Free online CSV to JSON and JSON to CSV converter. Quoted fields, custom delimiters and headers handled. Runs in your browser; your data is never uploaded.
Convert between CSV and JSON in both directions. Quoted fields and custom delimiters supported.
Switch between CSV → JSON (turn a spreadsheet export into an array of objects) and JSON → CSV (turn an array of records into a spreadsheet). Both directions run instantly as you type.
Paste your CSV or JSON. Pick the delimiter (comma, semicolon, tab or auto-detect), choose whether the first row is a header, and for JSON output choose pretty or minified. Quoted fields, escaped quotes and line breaks inside cells are handled per RFC 4180.
Copy the converted result or download it as a .json or .csv file. If the input is malformed you get a clear message — invalid CSV points to the line, invalid JSON tells you why.

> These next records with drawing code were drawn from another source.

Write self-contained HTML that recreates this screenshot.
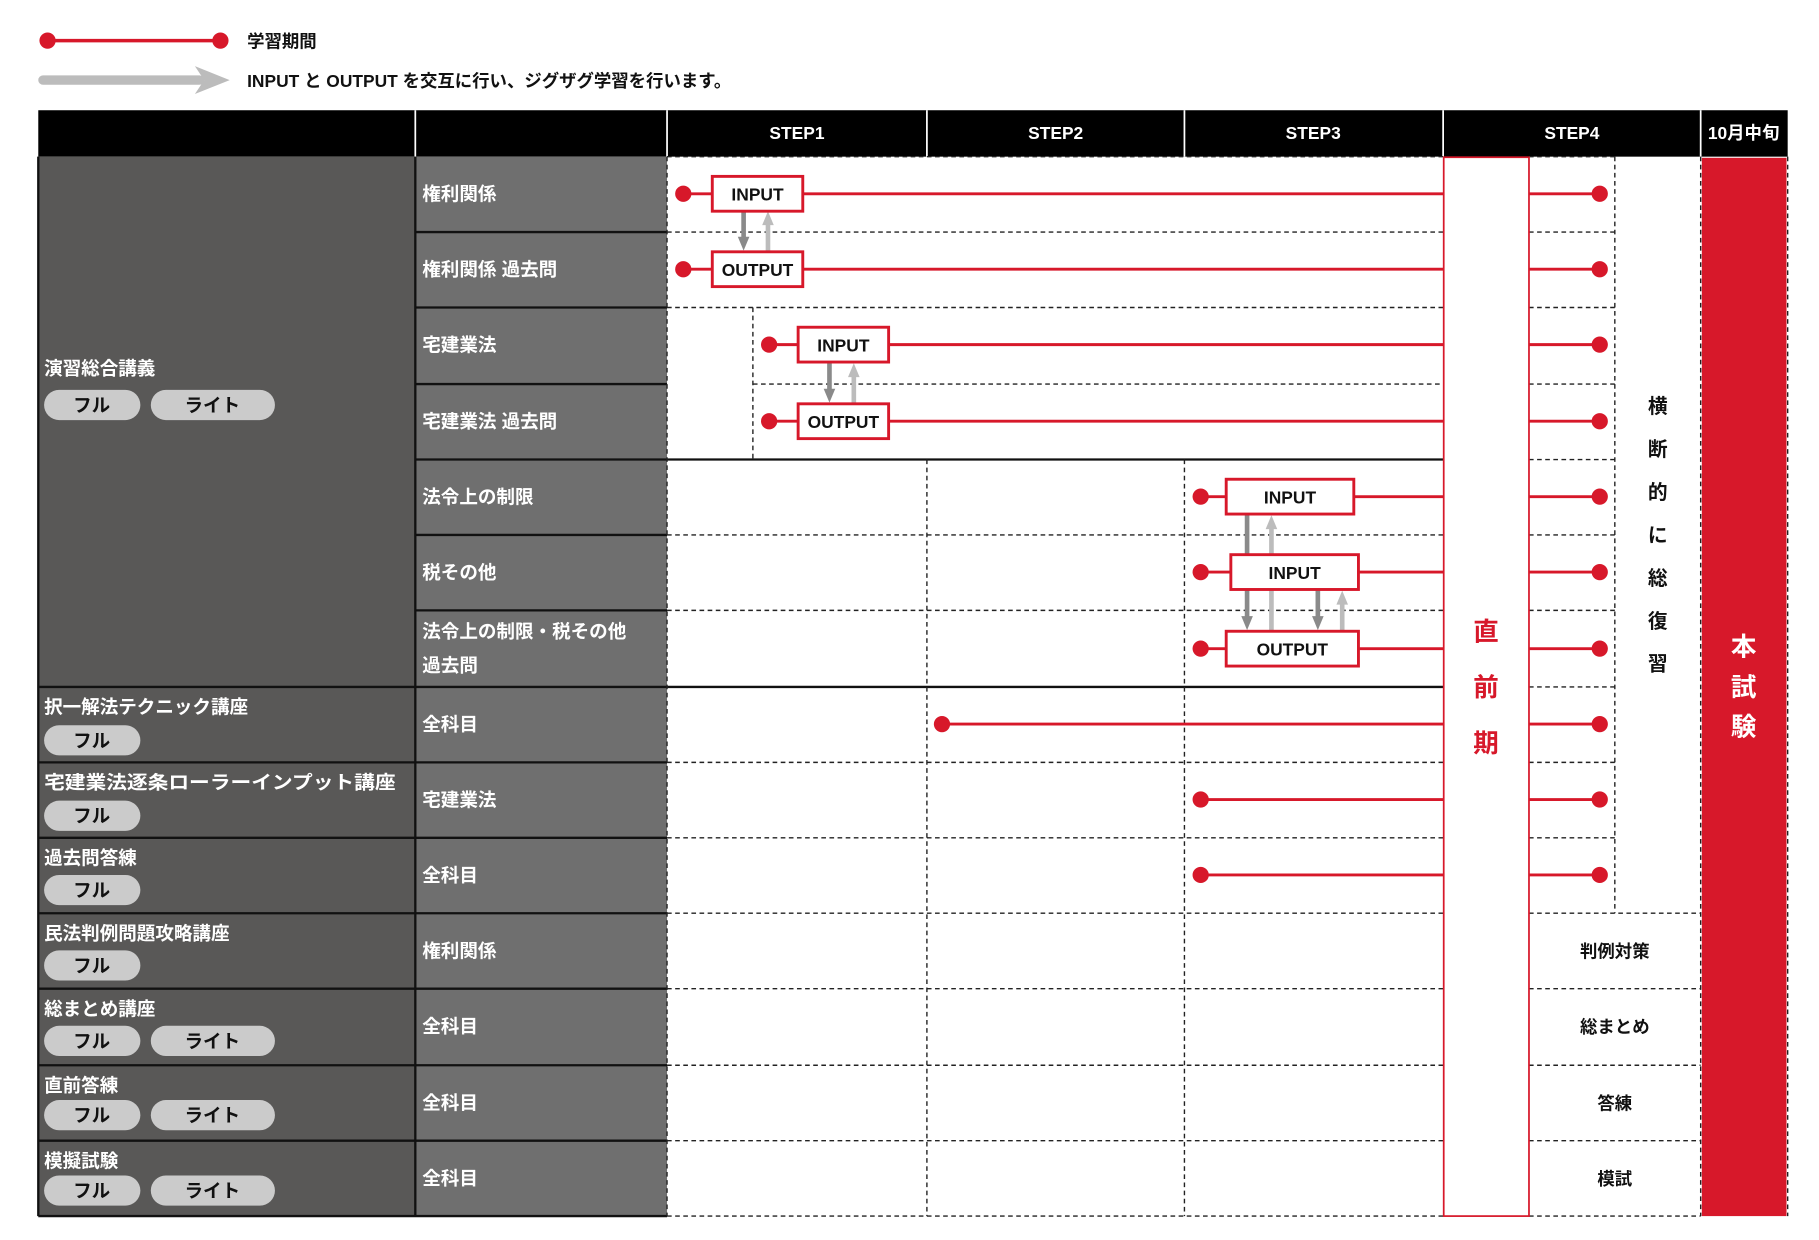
<!DOCTYPE html>
<html><head><meta charset="utf-8"><style>html,body{margin:0;padding:0;background:#fff}svg{display:block}
text{font-family:"Liberation Sans","Noto Sans CJK JP",sans-serif;font-weight:bold}</style></head>
<body>
<svg width="1819" height="1240" viewBox="0 0 1568 1068.6" preserveAspectRatio="none" xmlns="http://www.w3.org/2000/svg">
<line x1="40" y1="35" x2="190" y2="35" stroke="#d7182a" stroke-width="3"/>
<circle cx="41" cy="35" r="7" fill="#d7182a"/><circle cx="190" cy="35" r="7" fill="#d7182a"/>
<text x="213" y="41" font-size="15" fill="#111">学習期間</text>
<line x1="37" y1="69" x2="172" y2="69" stroke="#bcbcbc" stroke-width="8" stroke-linecap="round"/>
<polygon points="168,57 198,69 168,81 176,69" fill="#bcbcbc"/>
<text x="213" y="75" font-size="15" fill="#111">INPUT と OUTPUT を交互に行い、ジグザグ学習を行います。</text>
<rect x="33" y="95" width="1508" height="40" fill="#000"/>
<g stroke="#fff" stroke-width="1.5"><line x1="358" y1="95" x2="358" y2="135"/><line x1="575" y1="95" x2="575" y2="135"/><line x1="799" y1="95" x2="799" y2="135"/><line x1="1021" y1="95" x2="1021" y2="135"/><line x1="1244" y1="95" x2="1244" y2="135"/><line x1="1466" y1="95" x2="1466" y2="135"/></g>
<g fill="#fff" font-size="15" text-anchor="middle"><text x="687" y="120">STEP1</text><text x="910" y="120">STEP2</text><text x="1132" y="120">STEP3</text><text x="1355" y="120">STEP4</text><text x="1503" y="120">10月中旬</text></g>
<rect x="33" y="135" width="325" height="913" fill="#595857"/>
<rect x="358" y="135" width="217" height="913" fill="#6f6f6f"/>
<g stroke="#111" stroke-width="2">
<line x1="33" y1="592" x2="358" y2="592"/><line x1="33" y1="657" x2="358" y2="657"/><line x1="33" y1="722" x2="358" y2="722"/><line x1="33" y1="787" x2="358" y2="787"/><line x1="33" y1="852" x2="358" y2="852"/><line x1="33" y1="918" x2="358" y2="918"/><line x1="33" y1="983" x2="358" y2="983"/>
<line x1="358" y1="200" x2="575" y2="200"/><line x1="358" y1="265" x2="575" y2="265"/><line x1="358" y1="331" x2="575" y2="331"/><line x1="358" y1="396" x2="575" y2="396"/><line x1="358" y1="461" x2="575" y2="461"/><line x1="358" y1="526" x2="575" y2="526"/><line x1="358" y1="592" x2="575" y2="592"/><line x1="358" y1="657" x2="575" y2="657"/><line x1="358" y1="722" x2="575" y2="722"/><line x1="358" y1="787" x2="575" y2="787"/><line x1="358" y1="852" x2="575" y2="852"/><line x1="358" y1="918" x2="575" y2="918"/><line x1="358" y1="983" x2="575" y2="983"/>
<line x1="33" y1="1048" x2="575" y2="1048"/><line x1="358" y1="135" x2="358" y2="1048"/><line x1="33" y1="135" x2="33" y2="1048"/>
<line x1="575" y1="396" x2="1244" y2="396"/><line x1="575" y1="592" x2="1244" y2="592"/>
</g>
<g fill="#fff" font-size="16">
<text x="38" y="323">演習総合講義</text>
<text x="38" y="615">択一解法テクニック講座</text>
<text x="38" y="680" textLength="303" lengthAdjust="spacingAndGlyphs">宅建業法逐条ローラーインプット講座</text>
<text x="38" y="745">過去問答練</text>
<text x="38" y="810">民法判例問題攻略講座</text>
<text x="38" y="875">総まとめ講座</text>
<text x="38" y="941">直前答練</text>
<text x="38" y="1006">模擬試験</text>
<text x="364" y="173">権利関係</text><text x="364" y="238">権利関係 過去問</text><text x="364" y="303">宅建業法</text><text x="364" y="369">宅建業法 過去問</text><text x="364" y="434">法令上の制限</text><text x="364" y="499">税その他</text><text x="364" y="550">法令上の制限・税その他</text><text x="364" y="579">過去問</text><text x="364" y="630">全科目</text><text x="364" y="695">宅建業法</text><text x="364" y="760">全科目</text><text x="364" y="825">権利関係</text><text x="364" y="890">全科目</text><text x="364" y="956">全科目</text><text x="364" y="1021">全科目</text>
</g>
<g fill="#cbcbcb">
<rect x="38" y="336" width="83" height="26" rx="13"/><rect x="130" y="336" width="107" height="26" rx="13"/>
<rect x="38" y="625" width="83" height="26" rx="13"/>
<rect x="38" y="690" width="83" height="26" rx="13"/>
<rect x="38" y="754" width="83" height="26" rx="13"/>
<rect x="38" y="819" width="83" height="26" rx="13"/>
<rect x="38" y="884" width="83" height="26" rx="13"/><rect x="130" y="884" width="107" height="26" rx="13"/>
<rect x="38" y="948" width="83" height="26" rx="13"/><rect x="130" y="948" width="107" height="26" rx="13"/>
<rect x="38" y="1013" width="83" height="26" rx="13"/><rect x="130" y="1013" width="107" height="26" rx="13"/>
</g>
<g fill="#111" font-size="16" text-anchor="middle">
<text x="79" y="355">フル</text><text x="183" y="355">ライト</text>
<text x="79" y="644">フル</text><text x="79" y="709">フル</text><text x="79" y="773">フル</text><text x="79" y="838">フル</text>
<text x="79" y="903">フル</text><text x="183" y="903">ライト</text>
<text x="79" y="967">フル</text><text x="183" y="967">ライト</text>
<text x="79" y="1032">フル</text><text x="183" y="1032">ライト</text>
</g>
<g stroke="#222" stroke-width="1.2" stroke-dasharray="4,3" fill="none">
<line x1="575" y1="135" x2="1244" y2="135"/>
<line x1="575" y1="200" x2="1244" y2="200"/><line x1="575" y1="265" x2="1244" y2="265"/><line x1="649" y1="331" x2="1244" y2="331"/>
<line x1="575" y1="461" x2="1244" y2="461"/><line x1="575" y1="526" x2="1244" y2="526"/>
<line x1="575" y1="657" x2="1244" y2="657"/><line x1="575" y1="722" x2="1244" y2="722"/><line x1="575" y1="787" x2="1244" y2="787"/><line x1="575" y1="852" x2="1244" y2="852"/><line x1="575" y1="918" x2="1244" y2="918"/><line x1="575" y1="983" x2="1244" y2="983"/><line x1="575" y1="1048" x2="1244" y2="1048"/>
<line x1="575" y1="135" x2="575" y2="1048"/>
<line x1="649" y1="265" x2="649" y2="396"/>
<line x1="799" y1="396" x2="799" y2="1048"/><line x1="1021" y1="396" x2="1021" y2="1048"/>
<line x1="1318" y1="135" x2="1392" y2="135"/>
<line x1="1318" y1="200" x2="1392" y2="200"/><line x1="1318" y1="265" x2="1392" y2="265"/><line x1="1318" y1="331" x2="1392" y2="331"/><line x1="1318" y1="396" x2="1392" y2="396"/><line x1="1318" y1="461" x2="1392" y2="461"/><line x1="1318" y1="526" x2="1392" y2="526"/><line x1="1318" y1="592" x2="1392" y2="592"/><line x1="1318" y1="657" x2="1392" y2="657"/><line x1="1318" y1="722" x2="1392" y2="722"/>
<line x1="1318" y1="787" x2="1466" y2="787"/><line x1="1318" y1="852" x2="1466" y2="852"/><line x1="1318" y1="918" x2="1466" y2="918"/><line x1="1318" y1="983" x2="1466" y2="983"/><line x1="1318" y1="1048" x2="1466" y2="1048"/>
<line x1="1392" y1="135" x2="1392" y2="787"/>
<line x1="1466" y1="135" x2="1466" y2="1048"/><line x1="1541" y1="135" x2="1541" y2="1048"/>
</g>
<rect x="1244.5" y="135.5" width="73.5" height="912.5" fill="#fff" stroke="#d7182a" stroke-width="1.5"/>
<rect x="1467" y="136" width="73" height="912" fill="#d7182a"/>
<g font-size="22" text-anchor="middle" fill="#d7182a"><text x="1281" y="552">直</text><text x="1281" y="600">前</text><text x="1281" y="648">期</text></g>
<g font-size="22" text-anchor="middle" fill="#fff"><text x="1503" y="565">本</text><text x="1503" y="600">試</text><text x="1503" y="634">験</text></g>
<g font-size="17" text-anchor="middle" fill="#111"><text x="1429" y="356">横</text><text x="1429" y="393">断</text><text x="1429" y="430">的</text><text x="1429" y="467">に</text><text x="1429" y="504">総</text><text x="1429" y="541">復</text><text x="1429" y="578">習</text></g>
<g font-size="15" text-anchor="middle" fill="#111"><text x="1392" y="825">判例対策</text><text x="1392" y="890">総まとめ</text><text x="1392" y="956">答練</text><text x="1392" y="1021">模試</text></g>
<g stroke="#d7182a" stroke-width="2.5">
<line x1="589" y1="167" x2="1244" y2="167"/><line x1="589" y1="232" x2="1244" y2="232"/>
<line x1="663" y1="297" x2="1244" y2="297"/><line x1="663" y1="363" x2="1244" y2="363"/>
<line x1="1035" y1="428" x2="1244" y2="428"/><line x1="1035" y1="493" x2="1244" y2="493"/><line x1="1035" y1="559" x2="1244" y2="559"/>
<line x1="812" y1="624" x2="1244" y2="624"/><line x1="1035" y1="689" x2="1244" y2="689"/><line x1="1035" y1="754" x2="1244" y2="754"/>
<line x1="1318" y1="167" x2="1379" y2="167"/><line x1="1318" y1="232" x2="1379" y2="232"/><line x1="1318" y1="297" x2="1379" y2="297"/><line x1="1318" y1="363" x2="1379" y2="363"/><line x1="1318" y1="428" x2="1379" y2="428"/><line x1="1318" y1="493" x2="1379" y2="493"/><line x1="1318" y1="559" x2="1379" y2="559"/><line x1="1318" y1="624" x2="1379" y2="624"/><line x1="1318" y1="689" x2="1379" y2="689"/><line x1="1318" y1="754" x2="1379" y2="754"/>
</g>
<g fill="#d7182a">
<circle cx="589" cy="167" r="7"/><circle cx="589" cy="232" r="7"/><circle cx="663" cy="297" r="7"/><circle cx="663" cy="363" r="7"/><circle cx="1035" cy="428" r="7"/><circle cx="1035" cy="493" r="7"/><circle cx="1035" cy="559" r="7"/><circle cx="812" cy="624" r="7"/><circle cx="1035" cy="689" r="7"/><circle cx="1035" cy="754" r="7"/>
<circle cx="1379" cy="167" r="7"/><circle cx="1379" cy="232" r="7"/><circle cx="1379" cy="297" r="7"/><circle cx="1379" cy="363" r="7"/><circle cx="1379" cy="428" r="7"/><circle cx="1379" cy="493" r="7"/><circle cx="1379" cy="559" r="7"/><circle cx="1379" cy="624" r="7"/><circle cx="1379" cy="689" r="7"/><circle cx="1379" cy="754" r="7"/>
</g>
<g stroke-width="4">
<line x1="641" y1="182" x2="641" y2="206" stroke="#8a8a8a"/><line x1="662" y1="216" x2="662" y2="192" stroke="#bcbcbc"/>
<line x1="715" y1="313" x2="715" y2="337" stroke="#8a8a8a"/><line x1="736" y1="347" x2="736" y2="323" stroke="#bcbcbc"/>
<line x1="1075" y1="444" x2="1075" y2="533" stroke="#8a8a8a"/><line x1="1096" y1="543" x2="1096" y2="454" stroke="#bcbcbc"/>
<line x1="1136" y1="509" x2="1136" y2="533" stroke="#8a8a8a"/><line x1="1157" y1="543" x2="1157" y2="519" stroke="#bcbcbc"/>
</g>
<g>
<polygon points="636,204 646,204 641,216" fill="#8a8a8a"/><polygon points="657,194 667,194 662,182" fill="#bcbcbc"/>
<polygon points="710,335 720,335 715,347" fill="#8a8a8a"/><polygon points="731,325 741,325 736,313" fill="#bcbcbc"/>
<polygon points="1070,531 1080,531 1075,543" fill="#8a8a8a"/><polygon points="1091,456 1101,456 1096,444" fill="#bcbcbc"/>
<polygon points="1131,531 1141,531 1136,543" fill="#8a8a8a"/><polygon points="1152,521 1162,521 1157,509" fill="#bcbcbc"/>
</g>
<g fill="#fff" stroke="#d7182a" stroke-width="2.5">
<rect x="614" y="152" width="78" height="30"/><rect x="614" y="217" width="78" height="30"/>
<rect x="688" y="282" width="78" height="30"/><rect x="688" y="348" width="78" height="30"/>
<rect x="1057" y="413" width="110" height="30"/><rect x="1061" y="478" width="110" height="30"/><rect x="1057" y="544" width="114" height="30"/>
</g>
<g font-size="15" text-anchor="middle" fill="#111">
<text x="653" y="173">INPUT</text><text x="653" y="238">OUTPUT</text><text x="727" y="303">INPUT</text><text x="727" y="369">OUTPUT</text>
<text x="1112" y="434">INPUT</text><text x="1116" y="499">INPUT</text><text x="1114" y="565">OUTPUT</text>
</g>
</svg>
</body></html>
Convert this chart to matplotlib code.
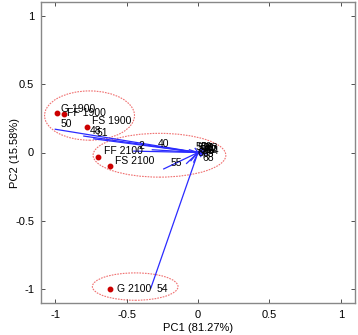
import matplotlib
matplotlib.use("Agg")
import matplotlib.pyplot as plt
from matplotlib.patches import Ellipse

plt.rcParams['font.family'] = ['Liberation Sans', 'DejaVu Sans']

# scores (samples)
sample_names = ["G 1900", "FF 1900", "FS 1900", "FF 2100", "FS 2100", "G 2100"]
sample_x = [-0.99, -0.94, -0.78, -0.70, -0.62, -0.62]
sample_y = [0.29, 0.28, 0.19, -0.03, -0.10, -1.00]
sample_lx = [-0.96, -0.92, -0.74, -0.66, -0.58, -0.57]
sample_ly = [0.32, 0.29, 0.23, 0.01, -0.06, -1.00]

# loadings (variables)
var_names = ["50", "48", "51", "2", "40", "55", "54",
             "56", "57", "58", "59", "60", "61", "62", "63", "64", "65", "66", "67", "68"]
var_x = [-1.00, -0.80, -0.73, -0.45, -0.32, -0.24, -0.33,
         -0.05, -0.08, -0.03, -0.06, 0.02, 0.04, 0.05, 0.07, 0.06, 0.03, -0.02, 0.05, 0.02]
var_y = [0.17, 0.12, 0.10, 0.01, 0.02, -0.12, -0.99,
         -0.06, -0.08, -0.07, 0.02, 0.02, 0.03, 0.01, 0.02, -0.01, -0.02, 0.03, 0.0, -0.03]
var_lx = [-0.96, -0.757, -0.708, -0.42, -0.28, -0.19, -0.29,
          -0.02, 0.0, 0.01, 0.02, 0.03, 0.04, 0.05, 0.06, 0.07, 0.03, 0.0, 0.05, 0.03]
var_ly = [0.21, 0.155, 0.145, 0.05, 0.065, -0.08, -1.00,
          0.04, 0.03, 0.02, 0.04, 0.03, 0.035, 0.02, 0.03, 0.01, -0.01, 0.0, 0.015, -0.04]

# group ellipses: center x, center y, width, height
ell_cx = [-0.76, -0.27, -0.44]
ell_cy = [0.27, -0.02, -0.98]
ell_w = [0.63, 0.93, 0.60]
ell_h = [0.36, 0.32, 0.20]

fig = plt.figure(figsize=(3.58, 3.35), dpi=100)
ax = fig.add_axes([41/358, 32/335, 314/358, 301/335])

for x, y in zip(var_x, var_y):
    ax.plot([0, x], [0, y], color='#2b2bff', lw=0.9, zorder=2)
for n, x, y in zip(var_names, var_lx, var_ly):
    ax.text(x, y, n, fontsize=7.5, ha='left', va='center', color='black', zorder=4)

for cx, cy, w, h in zip(ell_cx, ell_cy, ell_w, ell_h):
    ax.add_patch(Ellipse((cx, cy), w, h, fill=False, edgecolor='#f07070',
                         lw=0.8, ls=(0, (1.5, 1)), zorder=1))

ax.plot(sample_x, sample_y, 'o', color='#cc0000', markersize=3.2, zorder=3)
for n, x, y in zip(sample_names, sample_lx, sample_ly):
    ax.text(x, y, n, fontsize=7.5, ha='left', va='center', color='black', zorder=4)

ax.set_xlim(-1.1, 1.1)
ax.set_ylim(-1.1, 1.1)
ticks = [-1, -0.5, 0, 0.5, 1]
ax.set_xticks(ticks)
ax.set_yticks(ticks)
ax.set_xticklabels(["-1", "-0.5", "0", "0.5", "1"])
ax.set_yticklabels(["-1", "-0.5", "0", "0.5", "1"])
ax.tick_params(direction='in', top=True, right=True, length=3, width=0.6,
               labelsize=8, colors='#333333', labelcolor='black')
ax.tick_params(axis='y', pad=5)
ax.tick_params(axis='x', pad=5)
for s in ax.spines.values():
    s.set_color('#888888')
    s.set_linewidth(1.0)
ax.set_xlabel("PC1 (81.27%)", fontsize=8, labelpad=2)
ax.set_ylabel("PC2 (15.58%)", fontsize=8)
ax.yaxis.set_label_coords(-0.067, 0.5)

fig.savefig("out.png", dpi=100)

No. Parsing and conversion happen entirely in your browser with JavaScript — your CSV or JSON never leaves your device and nothing is uploaded. That matters when the data is a customer export, a price list, financial rows or anything you'd rather not paste into a site that logs it. Public converters have leaked exactly this kind of business data before; here it stays local.
Yes. The parser follows RFC 4180: fields wrapped in double quotes can contain the delimiter, double quotes (escaped by doubling them, ""), and even line breaks — all preserved correctly. It reads both LF and CRLF line endings and supports comma, semicolon and tab delimiters, with auto-detection from the header row. When writing CSV, any value containing a delimiter, quote or newline is automatically quoted and escaped.
CSV is a flat, two-dimensional format, so it can't represent nesting natively. When converting JSON → CSV, any nested object or array inside a record is serialised as compact JSON text inside a single cell rather than spread across columns. This is unambiguous and round-trips back, but it's not a true flattening — if you need nested fields as separate columns, flatten the JSON before converting. We're upfront about this rather than silently dropping data.
An array is required. An array of objects becomes a table whose header is the union of all keys, in the order they first appear; rows missing a key get an empty cell. An array of arrays is written row-for-row. An array of primitives becomes a single 'value' column. A bare object, number or string isn't a table — wrap it in [ ... ] first. You'll get a clear ERR_CSV_JSON_NOT_ARRAY message explaining this rather than a broken file.